--- START Collected data ---

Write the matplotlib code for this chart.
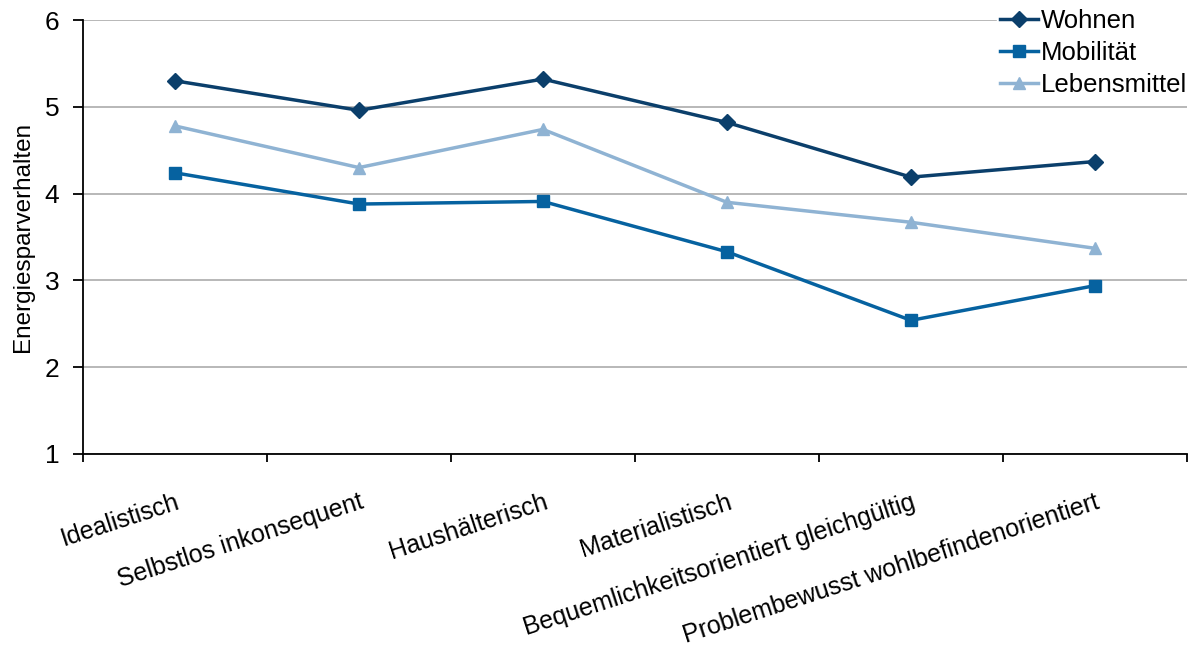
import numpy as np
import matplotlib.pyplot as plt

plt.rcParams['font.family'] = ['Liberation Sans', 'DejaVu Sans']

typen = ["Idealistisch", "Selbstlos inkonsequent", "Haushälterisch", "Materialistisch",
         "Bequemlichkeitsorientiert gleichgültig", "Problembewusst wohlbefindenorientiert"]
wohnen = [5.30, 4.96, 5.32, 4.82, 4.19, 4.37]
mobilitaet = [4.24, 3.88, 3.91, 3.33, 2.54, 2.94]
lebensmittel = [4.78, 4.30, 4.74, 3.90, 3.67, 3.37]

fig = plt.figure(figsize=(11.89, 6.47), dpi=100)
ax = fig.add_axes([0.0698, 0.2983, 0.9285, 0.6707])

x = np.arange(len(typen))
ax.plot(x, wohnen, color="#0B3F6B", lw=2.5, marker="D", ms=8, label="Wohnen")
ax.plot(x, mobilitaet, color="#0662A0", lw=2.5, marker="s", ms=8, label="Mobilität")
ax.plot(x, lebensmittel, color="#8FB3D3", lw=2.5, marker="^", ms=9, label="Lebensmittel")

ax.set_xlim(-0.5, len(typen) - 0.5)
ax.set_ylim(1, 6)
ax.set_yticks([1, 2, 3, 4, 5, 6])
ax.yaxis.grid(True, color="#ABABAB", lw=1.2)
ax.set_axisbelow(True)
for s in ["top", "right"]:
    ax.spines[s].set_visible(False)
ax.spines["left"].set_linewidth(1.3)
ax.spines["bottom"].set_linewidth(1.3)

ax.set_xticks(x)
ax.set_xticklabels(typen, rotation=18, ha="right", va="top", rotation_mode="anchor", fontsize=18)
ax.tick_params(axis="x", which="major", length=0, pad=26)
ax.set_xticks(np.arange(-0.5, len(typen)), minor=True)
ax.tick_params(axis="x", which="minor", length=6, width=1.3, direction="out")
ax.tick_params(axis="y", length=7, width=1.3, labelsize=19, pad=10)

ax.set_ylabel("Energiesparverhalten", fontsize=17.5, labelpad=8)

leg = ax.legend(loc="upper right", bbox_to_anchor=(1.014, 1.06), frameon=True, fontsize=18.5,
                handlelength=1.5, handletextpad=0.1, labelspacing=0.3, borderpad=0.1,
                fancybox=False, edgecolor="white", framealpha=1)

fig.savefig("out.png", dpi=100)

--- END Collected data ---

**Given problem**
Return the full material word for word. Do not include the pictures.

**Final result**
Write the matplotlib code for this chart.
import numpy as np
import matplotlib.pyplot as plt

plt.rcParams['font.family'] = ['Liberation Sans', 'DejaVu Sans']

typen = ["Idealistisch", "Selbstlos inkonsequent", "Haushälterisch", "Materialistisch",
         "Bequemlichkeitsorientiert gleichgültig", "Problembewusst wohlbefindenorientiert"]
wohnen = [5.30, 4.96, 5.32, 4.82, 4.19, 4.37]
mobilitaet = [4.24, 3.88, 3.91, 3.33, 2.54, 2.94]
lebensmittel = [4.78, 4.30, 4.74, 3.90, 3.67, 3.37]

fig = plt.figure(figsize=(11.89, 6.47), dpi=100)
ax = fig.add_axes([0.0698, 0.2983, 0.9285, 0.6707])

x = np.arange(len(typen))
ax.plot(x, wohnen, color="#0B3F6B", lw=2.5, marker="D", ms=8, label="Wohnen")
ax.plot(x, mobilitaet, color="#0662A0", lw=2.5, marker="s", ms=8, label="Mobilität")
ax.plot(x, lebensmittel, color="#8FB3D3", lw=2.5, marker="^", ms=9, label="Lebensmittel")

ax.set_xlim(-0.5, len(typen) - 0.5)
ax.set_ylim(1, 6)
ax.set_yticks([1, 2, 3, 4, 5, 6])
ax.yaxis.grid(True, color="#ABABAB", lw=1.2)
ax.set_axisbelow(True)
for s in ["top", "right"]:
    ax.spines[s].set_visible(False)
ax.spines["left"].set_linewidth(1.3)
ax.spines["bottom"].set_linewidth(1.3)

ax.set_xticks(x)
ax.set_xticklabels(typen, rotation=18, ha="right", va="top", rotation_mode="anchor", fontsize=18)
ax.tick_params(axis="x", which="major", length=0, pad=26)
ax.set_xticks(np.arange(-0.5, len(typen)), minor=True)
ax.tick_params(axis="x", which="minor", length=6, width=1.3, direction="out")
ax.tick_params(axis="y", length=7, width=1.3, labelsize=19, pad=10)

ax.set_ylabel("Energiesparverhalten", fontsize=17.5, labelpad=8)

leg = ax.legend(loc="upper right", bbox_to_anchor=(1.014, 1.06), frameon=True, fontsize=18.5,
                handlelength=1.5, handletextpad=0.1, labelspacing=0.3, borderpad=0.1,
                fancybox=False, edgecolor="white", framealpha=1)

fig.savefig("out.png", dpi=100)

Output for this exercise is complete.